Existence of normalized solutions to nonlinear Schr\"odinger equations on lattice graphs

TL;DR

This paper investigates the existence of normalized solutions to nonlinear Schrödinger equations on lattice graphs, establishing an excitation threshold that determines when global minimizers exist based on the mass parameter.

Contribution

It introduces a discrete Schwarz rearrangement method on lattice graphs and classifies the problem into subcritical, critical, and supercritical cases based on the excitation threshold.

Findings

Existence of a critical mass threshold $m^*$ for minimizers.

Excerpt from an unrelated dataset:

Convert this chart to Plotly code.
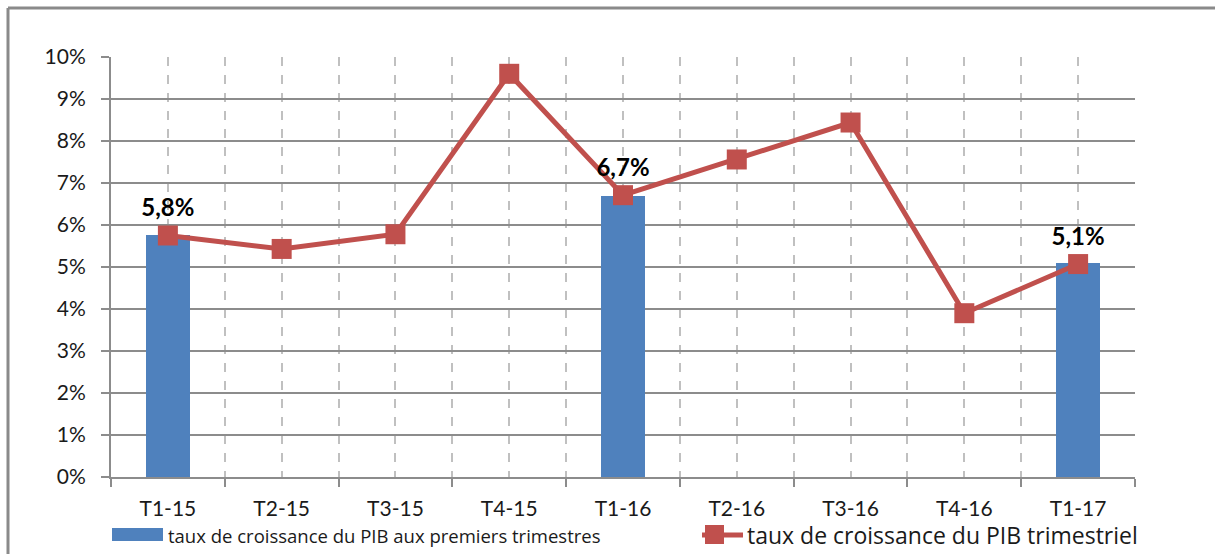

Classification into $L^2$-subcritical, critical, and supercritical cases.

Threshold $m^*$ separates existence and nonexistence of minimizers.

Abstract

In this paper, using a discrete Schwarz rearrangement on lattice graphs developed in \cite{DSR}, we study the existence of global minimizers for the following functional $I:H^1\left(\mathbb{Z}^N\right)\to \R$, $$I(u)=\frac{1}{2} \int_{\mathbb{Z}^N}|\nabla u|^2 \,d\mu-\int_{\mathbb{Z}^N} F(u)\, d\mu,$$ constrained on $S_m:=\left\{u \in H^1\left(\mathbb{Z}^N\right) \mid\|u\|_{\ell^2\left(\mathbb{Z}^N\right)}^2=m\right\}$, where $N \geq 2$, $m>0$ is prescribed, $f \in C(\mathbb{R}, \mathbb{R})$ satisfying some technical assumptions and $F(t):=\int_0^t f(\tau) \,d\tau$. We prove the following minimization problem $$ \inf_{u \in S_m} I(u) $$ has an excitation threshold $m^*\in [0,+\infty]$ such that \begin{equation*} \inf_{u \in S_m} I(u)<0 \quad \text{if and only if } m>m^*. \end{equation*} Based primarily on $m^* \in (0,+\infty)$ or $m^*=0$, we classify the problem into three different cases: $L^2$-subcritical, $L^2$-critical and $L^2$-supercritical. Moreover, for all three cases, under assumptions that we believe to be nearly optimal, we show that $m^*$ also separates the existence and nonexistence of global minimizers for $I(u)$ constrained on $S_{m}$.